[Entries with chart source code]

━━━━━━━━━━━━━━━━━━━━━━━━━━━━━━

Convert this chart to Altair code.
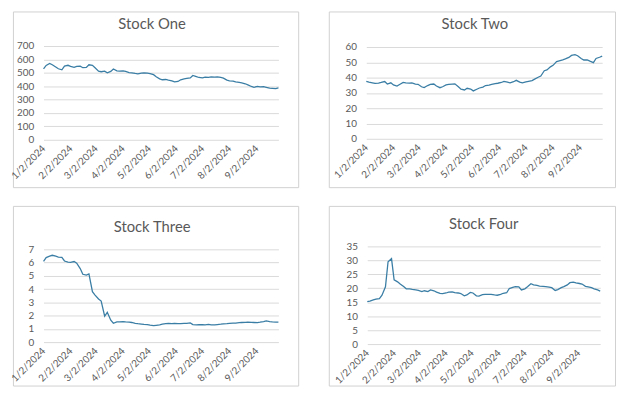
import altair as alt
import pandas as pd

dates = [
    "2024-01-02", "2024-01-05", "2024-01-09", "2024-01-12", "2024-01-16", "2024-01-19", "2024-01-23", "2024-01-26", "2024-01-30",
    "2024-02-02", "2024-02-06", "2024-02-09", "2024-02-13", "2024-02-16", "2024-02-20", "2024-02-23", "2024-02-27",
    "2024-03-01", "2024-03-05", "2024-03-08", "2024-03-12", "2024-03-15", "2024-03-19", "2024-03-22", "2024-03-26", "2024-03-29",
    "2024-04-02", "2024-04-05", "2024-04-09", "2024-04-12", "2024-04-16", "2024-04-19", "2024-04-23", "2024-04-26", "2024-04-30",
    "2024-05-03", "2024-05-07", "2024-05-10", "2024-05-14", "2024-05-17", "2024-05-21", "2024-05-24", "2024-05-28", "2024-05-31",
    "2024-06-04", "2024-06-07", "2024-06-11", "2024-06-14", "2024-06-18", "2024-06-21", "2024-06-25", "2024-06-28",
    "2024-07-02", "2024-07-05", "2024-07-09", "2024-07-12", "2024-07-16", "2024-07-19", "2024-07-23", "2024-07-26", "2024-07-30",
    "2024-08-02", "2024-08-06", "2024-08-09", "2024-08-13", "2024-08-16", "2024-08-20", "2024-08-23", "2024-08-27", "2024-08-30",
    "2024-09-03", "2024-09-06", "2024-09-10", "2024-09-13", "2024-09-17", "2024-09-20", "2024-09-24", "2024-09-27",
]

stock_one = [
    530, 555, 570, 560, 543, 530, 522, 550, 556,
    548, 540, 548, 550, 538, 540, 560, 556,
    538, 512, 508, 512, 500, 510, 528, 515, 512,
    515, 510, 502, 500, 495, 492, 498, 500, 498,
    494, 486, 470, 455, 448, 450, 445, 440, 432,
    435, 448, 455, 458, 462, 480, 472, 465,
    462, 468, 466, 470, 468, 470, 465, 460, 445,
    440, 438, 432, 428, 425, 418, 410, 398, 392,
    398, 395, 396, 392, 385, 384, 382, 388,
]

stock_two = [
    37.5, 37.0, 36.6, 36.2, 36.4, 36.8, 37.4, 35.8, 36.6,
    35.2, 34.5, 35.5, 36.9, 36.5, 36.4, 36.6, 35.8,
    35.6, 34.0, 33.5, 34.8, 35.6, 35.8, 34.5, 33.4, 34.0,
    35.2, 35.5, 35.8, 35.9, 34.0, 32.4, 31.9, 33.0, 32.5,
    31.3, 32.4, 33.2, 33.8, 34.8, 35.0, 35.5, 36.0, 36.3,
    36.8, 37.5, 37.0, 36.5, 37.3, 38.2, 37.0, 36.5,
    37.2, 37.6, 38.0, 39.0, 40.2, 41.0, 44.5, 45.0, 47.0,
    48.0, 50.5, 51.0, 51.6, 52.2, 53.2, 54.5, 55.0, 54.3,
    52.5, 51.5, 51.6, 50.8, 49.8, 52.5, 53.3, 54.0,
]

stock_three = [
    6.10, 6.38, 6.48, 6.55, 6.48, 6.42, 6.40, 6.12, 6.04,
    6.02, 6.08, 5.95, 5.55, 5.12, 5.05, 5.15, 3.80,
    3.55, 3.25, 3.10, 1.95, 2.25, 1.65, 1.42, 1.52, 1.53,
    1.54, 1.52, 1.50, 1.48, 1.42, 1.39, 1.36, 1.34, 1.32,
    1.28, 1.25, 1.27, 1.30, 1.35, 1.40, 1.42, 1.40, 1.41,
    1.40, 1.40, 1.41, 1.42, 1.45, 1.32, 1.30, 1.31,
    1.32, 1.30, 1.33, 1.30, 1.30, 1.32, 1.35, 1.38, 1.40,
    1.42, 1.43, 1.44, 1.47, 1.48, 1.49, 1.50, 1.49, 1.48,
    1.47, 1.50, 1.55, 1.60, 1.55, 1.52, 1.51, 1.50,
]

stock_four = [
    15.2, 15.4, 15.8, 16.1, 16.3, 17.5, 20.5, 29.5, 30.6,
    23.0, 22.3, 21.5, 20.6, 19.8, 19.8, 19.6, 19.4,
    19.2, 18.8, 19.1, 18.8, 19.4, 19.1, 18.6, 18.2, 18.1,
    18.3, 18.6, 18.7, 18.4, 18.3, 18.1, 17.3, 17.6, 18.5,
    18.3, 17.3, 17.2, 17.7, 17.8, 17.8, 17.8, 17.6, 17.5,
    17.8, 18.2, 18.4, 19.9, 20.3, 20.6, 20.5, 19.4,
    19.8, 20.5, 21.6, 21.2, 21.0, 20.8, 20.7, 20.6, 20.4,
    20.2, 19.2, 19.5, 20.2, 20.6, 21.2, 22.0, 22.2, 21.9,
    21.7, 21.5, 20.7, 20.5, 20.2, 19.8, 19.4, 19.0,
]

titles = ["Stock One", "Stock Two", "Stock Three", "Stock Four"]
y_max = [700, 60, 7, 35]
y_step = [100, 10, 1, 5]
tick_months = [1, 2, 3, 4, 5, 6, 7, 8, 9]

LINE = "#3b7ea5"
TEXT = "#595959"
GRID = "#d9d9d9"
FONT = "Lato"


def panel(values, title, ymax, ystep, W, H, pl, pr, yt, yb, tx, ty):
    df = pd.DataFrame({"date": pd.to_datetime(dates), "value": values})
    line = alt.Chart(df).mark_line(color=LINE, strokeWidth=1.3).encode(
        x=alt.X(
            "date:T",
            scale=alt.Scale(
                domain=[alt.DateTime(year=2024, month=1, date=2), alt.DateTime(year=2024, month=9, date=27)],
                range=[pl, pr],
            ),
            axis=alt.Axis(
                values=[alt.DateTime(year=2024, month=m, date=2) for m in tick_months],
                format="%-m/%-d/%Y",
                labelAngle=-45,
                labelAlign="right",
                labelBaseline="middle",
                labelPadding=7,
                labelFlush=False,
                labelOverlap=False,
                ticks=False,
                tickSize=0,
                domain=False,
                grid=False,
                offset=-(H - yb),
                title=None,
            ),
        ),
        y=alt.Y(
            "value:Q",
            scale=alt.Scale(domain=[0, ymax], range=[yb, yt], nice=False, zero=True),
            axis=alt.Axis(
                values=list(range(0, ymax + 1, ystep)),
                ticks=False,
                tickSize=0,
                domain=False,
                grid=True,
                gridColor=GRID,
                gridWidth=1,
                offset=-pl,
                labelPadding=10,
                title=None,
            ),
        ),
    )
    tdf = pd.DataFrame({"t": [title]})
    text = alt.Chart(tdf).mark_text(
        font=FONT, fontSize=15, color=TEXT, align="center", baseline="middle"
    ).encode(x=alt.value(tx), y=alt.value(ty), text="t:N")
    return alt.layer(line, text).properties(width=W, height=H)


p1 = panel(stock_one, titles[0], y_max[0], y_step[0], 289, 178, 31, 269, 35, 130, 141, 13)
p2 = panel(stock_two, titles[1], y_max[1], y_step[1], 290, 178, 38, 277, 36, 129, 148, 13)
p3 = panel(stock_three, titles[2], y_max[2], y_step[2], 289, 182, 31, 269, 44, 138, 141, 21)
p4 = panel(stock_four, titles[3], y_max[3], y_step[3], 290, 182, 39, 275, 41, 140, 157, 18)

chart = alt.vconcat(
    alt.hconcat(p1, p2, spacing=29),
    alt.hconcat(p3, p4, spacing=29),
    spacing=17,
).properties(
    padding=0, background="white"
).configure_view(
    stroke="#d0d0d0", strokeWidth=1
).configure_axis(
    labelFont=FONT, labelFontSize=10, labelColor=TEXT
)

chart.save("out.html", embed_options={"renderer": "svg", "actions": False})
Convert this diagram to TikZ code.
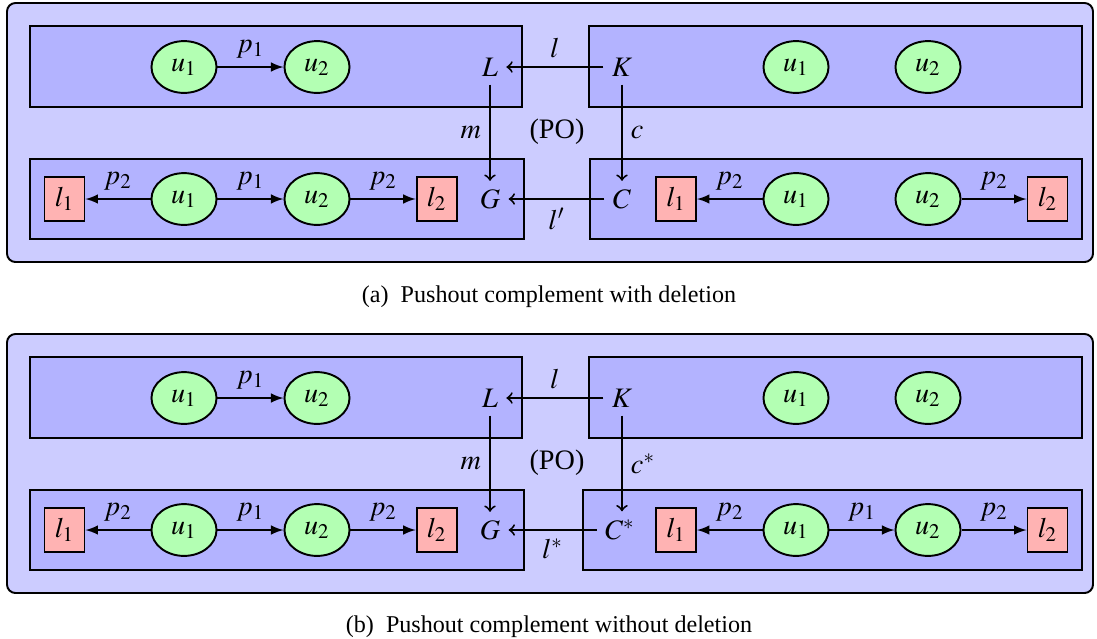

━━━━━━━━━━━━━━━━━━━━━━━━━━━━━━

## OBJECTIVE
Repeat only what lies between the start of the data and the end of the line containing "import pandas as pd", exactly, with pictures left out.

## THE COMPLETED TASK
Convert this chart to Altair code.
import altair as alt
import pandas as pd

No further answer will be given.